State how many lines contain "with", and write nothing except that count.

[Figure scripts]
- - -

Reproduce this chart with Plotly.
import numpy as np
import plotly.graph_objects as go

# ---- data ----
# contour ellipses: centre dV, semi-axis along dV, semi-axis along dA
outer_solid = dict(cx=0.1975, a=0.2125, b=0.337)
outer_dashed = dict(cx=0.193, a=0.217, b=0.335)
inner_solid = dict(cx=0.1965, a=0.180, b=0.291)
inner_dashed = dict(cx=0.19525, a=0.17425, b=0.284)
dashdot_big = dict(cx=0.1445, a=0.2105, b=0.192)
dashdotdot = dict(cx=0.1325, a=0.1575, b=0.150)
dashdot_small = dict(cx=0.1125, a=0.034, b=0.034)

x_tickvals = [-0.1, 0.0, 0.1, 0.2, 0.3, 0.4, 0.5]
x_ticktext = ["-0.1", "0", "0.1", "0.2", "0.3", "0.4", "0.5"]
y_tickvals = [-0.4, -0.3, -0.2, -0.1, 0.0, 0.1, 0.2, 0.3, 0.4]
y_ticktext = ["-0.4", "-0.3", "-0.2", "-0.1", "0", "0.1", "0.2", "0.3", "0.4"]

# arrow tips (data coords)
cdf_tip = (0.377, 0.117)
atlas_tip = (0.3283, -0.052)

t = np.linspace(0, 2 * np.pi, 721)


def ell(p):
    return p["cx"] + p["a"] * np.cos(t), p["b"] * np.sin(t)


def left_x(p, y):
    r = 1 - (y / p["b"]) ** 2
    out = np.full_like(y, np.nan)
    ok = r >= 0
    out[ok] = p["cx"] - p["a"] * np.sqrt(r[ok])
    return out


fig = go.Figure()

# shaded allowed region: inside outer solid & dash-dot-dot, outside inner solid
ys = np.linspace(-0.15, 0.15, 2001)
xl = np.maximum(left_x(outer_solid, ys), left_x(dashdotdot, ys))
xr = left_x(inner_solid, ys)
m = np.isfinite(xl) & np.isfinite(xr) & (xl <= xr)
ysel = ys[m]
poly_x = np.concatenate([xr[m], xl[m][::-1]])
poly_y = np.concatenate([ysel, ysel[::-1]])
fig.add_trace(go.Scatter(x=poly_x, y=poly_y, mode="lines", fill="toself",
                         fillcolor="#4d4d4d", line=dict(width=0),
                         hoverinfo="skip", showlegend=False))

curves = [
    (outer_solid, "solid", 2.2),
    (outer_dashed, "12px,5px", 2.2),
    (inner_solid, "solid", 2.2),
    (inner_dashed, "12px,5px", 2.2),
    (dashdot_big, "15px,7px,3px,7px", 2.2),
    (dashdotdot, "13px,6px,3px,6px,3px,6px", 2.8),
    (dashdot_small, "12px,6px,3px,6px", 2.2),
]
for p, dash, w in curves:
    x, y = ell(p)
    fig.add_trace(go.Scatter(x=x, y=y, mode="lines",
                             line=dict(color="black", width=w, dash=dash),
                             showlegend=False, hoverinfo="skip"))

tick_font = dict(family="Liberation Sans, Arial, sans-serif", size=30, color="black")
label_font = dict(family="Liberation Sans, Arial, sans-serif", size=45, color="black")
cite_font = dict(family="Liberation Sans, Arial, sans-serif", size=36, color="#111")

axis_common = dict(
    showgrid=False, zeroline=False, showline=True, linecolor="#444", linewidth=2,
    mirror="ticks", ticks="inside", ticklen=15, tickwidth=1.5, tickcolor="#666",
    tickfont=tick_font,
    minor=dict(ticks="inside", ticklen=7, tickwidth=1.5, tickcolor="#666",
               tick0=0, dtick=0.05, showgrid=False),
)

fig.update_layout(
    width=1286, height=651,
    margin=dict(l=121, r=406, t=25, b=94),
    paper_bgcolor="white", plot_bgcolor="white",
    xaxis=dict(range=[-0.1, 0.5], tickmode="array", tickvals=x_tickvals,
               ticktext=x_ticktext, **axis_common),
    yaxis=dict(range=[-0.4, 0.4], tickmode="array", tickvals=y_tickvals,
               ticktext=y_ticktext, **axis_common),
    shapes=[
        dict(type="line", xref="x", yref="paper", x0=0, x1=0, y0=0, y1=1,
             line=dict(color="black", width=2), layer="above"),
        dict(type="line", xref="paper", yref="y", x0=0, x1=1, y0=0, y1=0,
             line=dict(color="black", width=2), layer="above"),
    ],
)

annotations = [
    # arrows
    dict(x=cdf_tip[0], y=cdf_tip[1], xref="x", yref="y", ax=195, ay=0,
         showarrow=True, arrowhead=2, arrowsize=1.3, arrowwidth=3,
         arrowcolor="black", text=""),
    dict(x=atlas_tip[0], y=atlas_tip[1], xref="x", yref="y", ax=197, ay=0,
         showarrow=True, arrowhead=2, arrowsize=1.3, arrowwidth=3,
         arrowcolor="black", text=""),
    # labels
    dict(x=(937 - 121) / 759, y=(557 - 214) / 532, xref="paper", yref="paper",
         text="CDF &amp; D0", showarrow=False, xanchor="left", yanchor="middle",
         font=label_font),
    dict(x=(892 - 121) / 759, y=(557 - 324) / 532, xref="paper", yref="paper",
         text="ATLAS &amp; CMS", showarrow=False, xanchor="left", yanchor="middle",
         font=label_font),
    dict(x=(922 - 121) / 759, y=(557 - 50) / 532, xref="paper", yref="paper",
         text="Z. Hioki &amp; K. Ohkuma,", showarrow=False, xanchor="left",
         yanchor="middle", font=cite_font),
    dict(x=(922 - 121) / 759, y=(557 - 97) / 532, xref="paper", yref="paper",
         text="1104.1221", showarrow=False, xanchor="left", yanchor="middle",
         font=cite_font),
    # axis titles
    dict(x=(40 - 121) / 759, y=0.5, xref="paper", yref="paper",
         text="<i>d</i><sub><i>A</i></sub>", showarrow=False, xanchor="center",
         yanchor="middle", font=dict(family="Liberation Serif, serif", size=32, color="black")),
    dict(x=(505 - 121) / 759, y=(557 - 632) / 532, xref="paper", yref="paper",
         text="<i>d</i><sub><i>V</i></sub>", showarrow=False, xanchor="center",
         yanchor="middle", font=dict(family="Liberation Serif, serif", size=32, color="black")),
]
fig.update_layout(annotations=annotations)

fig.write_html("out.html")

- - -

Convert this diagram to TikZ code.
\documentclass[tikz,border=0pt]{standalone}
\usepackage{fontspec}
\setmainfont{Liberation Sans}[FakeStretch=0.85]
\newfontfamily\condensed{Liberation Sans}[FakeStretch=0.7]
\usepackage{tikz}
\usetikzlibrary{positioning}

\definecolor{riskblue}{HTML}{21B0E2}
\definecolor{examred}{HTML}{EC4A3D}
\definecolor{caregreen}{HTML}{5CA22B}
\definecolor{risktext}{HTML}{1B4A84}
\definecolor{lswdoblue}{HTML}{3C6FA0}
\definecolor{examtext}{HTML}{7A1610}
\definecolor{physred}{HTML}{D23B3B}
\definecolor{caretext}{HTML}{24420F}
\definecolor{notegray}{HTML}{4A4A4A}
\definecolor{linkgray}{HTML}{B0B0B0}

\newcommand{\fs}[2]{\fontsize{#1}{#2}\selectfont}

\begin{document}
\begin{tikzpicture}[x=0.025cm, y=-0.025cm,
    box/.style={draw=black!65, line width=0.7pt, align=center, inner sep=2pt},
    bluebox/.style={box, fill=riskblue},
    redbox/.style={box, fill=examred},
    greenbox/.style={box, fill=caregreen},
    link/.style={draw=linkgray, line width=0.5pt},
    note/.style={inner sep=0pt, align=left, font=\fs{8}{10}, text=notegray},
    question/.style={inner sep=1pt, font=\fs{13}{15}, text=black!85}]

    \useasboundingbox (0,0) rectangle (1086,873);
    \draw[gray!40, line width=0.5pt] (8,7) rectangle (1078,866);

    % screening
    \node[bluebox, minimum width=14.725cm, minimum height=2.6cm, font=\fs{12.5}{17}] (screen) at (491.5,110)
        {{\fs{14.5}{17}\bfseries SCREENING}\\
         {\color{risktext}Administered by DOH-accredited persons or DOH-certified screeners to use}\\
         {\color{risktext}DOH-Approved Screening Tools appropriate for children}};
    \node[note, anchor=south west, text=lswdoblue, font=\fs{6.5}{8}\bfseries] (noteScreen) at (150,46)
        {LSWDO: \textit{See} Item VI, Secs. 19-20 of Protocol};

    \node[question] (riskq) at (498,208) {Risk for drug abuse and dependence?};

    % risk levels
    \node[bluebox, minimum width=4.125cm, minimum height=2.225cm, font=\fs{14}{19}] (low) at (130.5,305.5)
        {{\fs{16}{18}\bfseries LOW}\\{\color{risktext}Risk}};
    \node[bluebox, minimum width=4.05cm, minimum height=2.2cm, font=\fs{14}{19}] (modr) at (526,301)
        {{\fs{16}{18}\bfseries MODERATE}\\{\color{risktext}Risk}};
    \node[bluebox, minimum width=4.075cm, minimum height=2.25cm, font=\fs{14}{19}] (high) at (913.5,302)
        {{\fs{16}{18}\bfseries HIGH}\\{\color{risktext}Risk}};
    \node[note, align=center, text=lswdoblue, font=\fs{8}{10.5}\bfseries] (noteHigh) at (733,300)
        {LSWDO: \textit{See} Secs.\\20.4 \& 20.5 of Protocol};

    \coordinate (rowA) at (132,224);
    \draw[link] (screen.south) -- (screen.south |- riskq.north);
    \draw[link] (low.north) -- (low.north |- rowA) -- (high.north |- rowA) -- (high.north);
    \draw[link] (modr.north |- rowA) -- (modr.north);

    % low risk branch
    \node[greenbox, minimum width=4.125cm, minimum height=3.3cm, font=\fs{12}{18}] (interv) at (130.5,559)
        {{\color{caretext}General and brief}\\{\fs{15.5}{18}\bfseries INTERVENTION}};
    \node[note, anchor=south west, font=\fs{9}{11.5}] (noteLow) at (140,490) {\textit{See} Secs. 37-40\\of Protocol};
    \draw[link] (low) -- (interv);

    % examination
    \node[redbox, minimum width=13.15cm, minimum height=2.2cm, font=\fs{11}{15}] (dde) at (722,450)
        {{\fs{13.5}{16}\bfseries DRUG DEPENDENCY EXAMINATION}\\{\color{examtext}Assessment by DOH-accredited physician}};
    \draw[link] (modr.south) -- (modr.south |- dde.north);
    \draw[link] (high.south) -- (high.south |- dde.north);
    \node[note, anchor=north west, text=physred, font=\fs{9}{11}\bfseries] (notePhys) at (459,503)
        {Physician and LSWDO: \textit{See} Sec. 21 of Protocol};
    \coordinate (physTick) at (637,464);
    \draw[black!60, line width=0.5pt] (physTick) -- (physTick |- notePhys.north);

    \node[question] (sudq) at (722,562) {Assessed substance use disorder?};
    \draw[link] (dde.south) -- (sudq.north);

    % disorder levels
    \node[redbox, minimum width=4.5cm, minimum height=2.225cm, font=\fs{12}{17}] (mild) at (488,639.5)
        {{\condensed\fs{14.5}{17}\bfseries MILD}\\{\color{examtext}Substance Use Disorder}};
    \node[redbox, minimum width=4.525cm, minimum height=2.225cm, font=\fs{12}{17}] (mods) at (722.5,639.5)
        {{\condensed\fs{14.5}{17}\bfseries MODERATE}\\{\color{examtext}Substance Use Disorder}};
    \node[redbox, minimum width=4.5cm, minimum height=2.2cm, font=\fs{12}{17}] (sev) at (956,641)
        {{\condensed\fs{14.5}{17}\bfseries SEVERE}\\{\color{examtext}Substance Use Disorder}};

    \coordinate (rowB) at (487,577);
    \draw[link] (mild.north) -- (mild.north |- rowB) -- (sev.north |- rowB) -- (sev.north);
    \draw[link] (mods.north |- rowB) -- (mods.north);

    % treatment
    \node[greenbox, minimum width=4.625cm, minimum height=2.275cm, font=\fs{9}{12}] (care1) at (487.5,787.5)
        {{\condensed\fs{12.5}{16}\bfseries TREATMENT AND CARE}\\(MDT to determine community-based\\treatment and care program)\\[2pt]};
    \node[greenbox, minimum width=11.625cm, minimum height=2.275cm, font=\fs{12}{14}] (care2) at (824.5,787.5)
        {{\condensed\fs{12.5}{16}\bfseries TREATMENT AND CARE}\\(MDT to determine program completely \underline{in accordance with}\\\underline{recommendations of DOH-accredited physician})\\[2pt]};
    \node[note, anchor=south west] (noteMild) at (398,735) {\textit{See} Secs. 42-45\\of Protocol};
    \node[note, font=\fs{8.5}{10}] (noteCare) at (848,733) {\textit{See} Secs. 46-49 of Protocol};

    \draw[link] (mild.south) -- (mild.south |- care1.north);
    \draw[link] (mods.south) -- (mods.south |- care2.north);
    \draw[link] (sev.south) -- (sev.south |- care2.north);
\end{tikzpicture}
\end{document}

- - -

### Result of this task
2